--- begin Given records ---

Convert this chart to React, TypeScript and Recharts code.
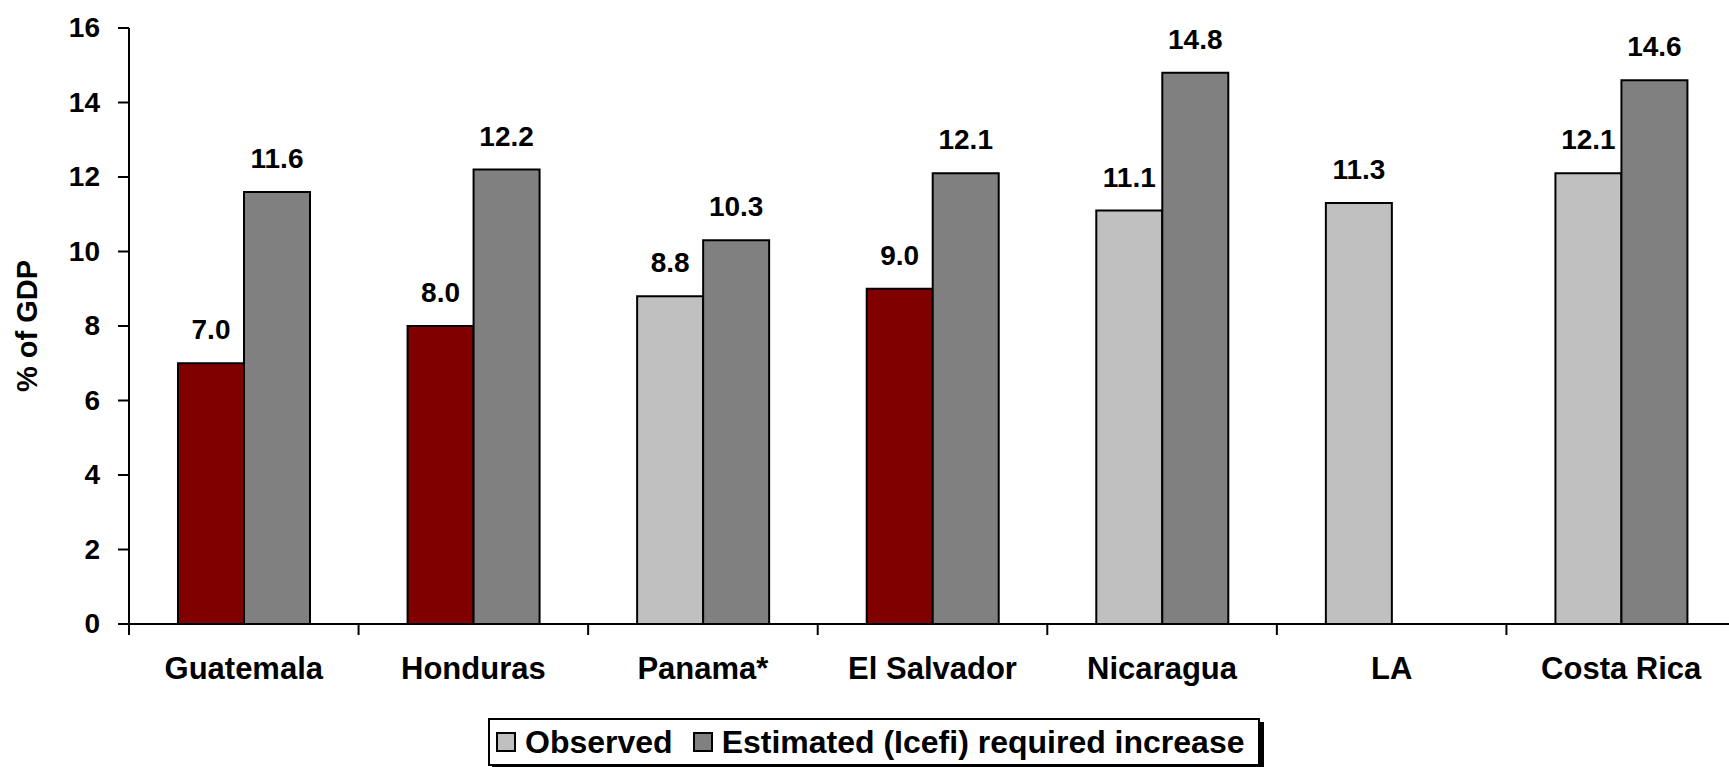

--- end Given records ---
--- begin Given records ---

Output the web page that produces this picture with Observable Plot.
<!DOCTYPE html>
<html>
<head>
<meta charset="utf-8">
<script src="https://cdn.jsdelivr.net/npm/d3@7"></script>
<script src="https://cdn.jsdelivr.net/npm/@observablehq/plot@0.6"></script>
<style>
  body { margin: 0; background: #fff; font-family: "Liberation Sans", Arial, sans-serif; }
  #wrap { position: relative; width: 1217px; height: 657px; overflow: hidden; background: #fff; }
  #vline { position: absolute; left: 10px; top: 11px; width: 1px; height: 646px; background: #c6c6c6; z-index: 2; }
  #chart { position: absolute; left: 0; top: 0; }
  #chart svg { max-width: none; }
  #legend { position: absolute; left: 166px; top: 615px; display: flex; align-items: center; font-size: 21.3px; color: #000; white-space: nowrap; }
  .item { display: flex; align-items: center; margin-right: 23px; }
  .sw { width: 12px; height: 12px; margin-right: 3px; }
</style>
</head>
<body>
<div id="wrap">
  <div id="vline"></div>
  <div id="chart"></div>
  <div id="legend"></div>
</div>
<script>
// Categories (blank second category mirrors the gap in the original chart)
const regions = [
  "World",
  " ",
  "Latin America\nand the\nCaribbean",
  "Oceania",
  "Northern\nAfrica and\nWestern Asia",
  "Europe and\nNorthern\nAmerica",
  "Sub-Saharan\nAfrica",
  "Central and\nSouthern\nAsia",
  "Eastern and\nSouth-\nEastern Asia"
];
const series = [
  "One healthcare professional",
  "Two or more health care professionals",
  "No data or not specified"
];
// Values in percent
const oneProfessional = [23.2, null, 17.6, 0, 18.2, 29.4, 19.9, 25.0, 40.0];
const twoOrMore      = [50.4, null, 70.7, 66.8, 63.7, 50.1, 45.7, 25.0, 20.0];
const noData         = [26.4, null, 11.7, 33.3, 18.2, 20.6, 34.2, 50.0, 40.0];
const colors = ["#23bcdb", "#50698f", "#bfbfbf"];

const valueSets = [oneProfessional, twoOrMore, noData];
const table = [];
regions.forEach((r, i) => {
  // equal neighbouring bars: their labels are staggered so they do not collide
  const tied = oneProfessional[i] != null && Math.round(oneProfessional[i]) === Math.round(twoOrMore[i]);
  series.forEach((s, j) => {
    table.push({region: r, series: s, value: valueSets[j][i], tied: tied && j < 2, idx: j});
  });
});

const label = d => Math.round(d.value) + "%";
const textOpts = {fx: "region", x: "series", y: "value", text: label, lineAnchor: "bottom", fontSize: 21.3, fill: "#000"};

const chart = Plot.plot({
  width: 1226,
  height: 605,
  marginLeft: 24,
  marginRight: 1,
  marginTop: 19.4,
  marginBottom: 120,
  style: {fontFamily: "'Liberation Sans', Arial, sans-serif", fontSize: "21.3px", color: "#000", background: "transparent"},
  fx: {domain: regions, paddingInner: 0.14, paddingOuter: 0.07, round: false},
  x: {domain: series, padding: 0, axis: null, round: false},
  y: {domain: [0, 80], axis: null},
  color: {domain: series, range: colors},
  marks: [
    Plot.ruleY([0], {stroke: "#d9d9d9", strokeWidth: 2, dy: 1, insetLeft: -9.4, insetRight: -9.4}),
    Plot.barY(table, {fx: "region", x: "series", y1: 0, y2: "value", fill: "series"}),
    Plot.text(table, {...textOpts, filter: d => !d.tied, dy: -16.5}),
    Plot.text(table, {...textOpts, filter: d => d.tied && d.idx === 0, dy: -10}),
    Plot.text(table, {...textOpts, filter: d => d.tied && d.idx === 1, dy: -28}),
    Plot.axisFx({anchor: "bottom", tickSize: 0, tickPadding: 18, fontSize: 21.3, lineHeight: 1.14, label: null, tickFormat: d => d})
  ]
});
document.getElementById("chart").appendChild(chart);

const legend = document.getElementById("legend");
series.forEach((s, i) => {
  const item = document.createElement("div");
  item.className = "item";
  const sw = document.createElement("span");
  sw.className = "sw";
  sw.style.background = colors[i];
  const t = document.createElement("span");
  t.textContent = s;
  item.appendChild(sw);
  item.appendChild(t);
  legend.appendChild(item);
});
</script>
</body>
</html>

--- end Given records ---

**Set problem:** Copy out each line of the listing that holds "this".

**Finished answer:**
Convert this chart to React, TypeScript and Recharts code.
Output the web page that produces this picture with Observable Plot.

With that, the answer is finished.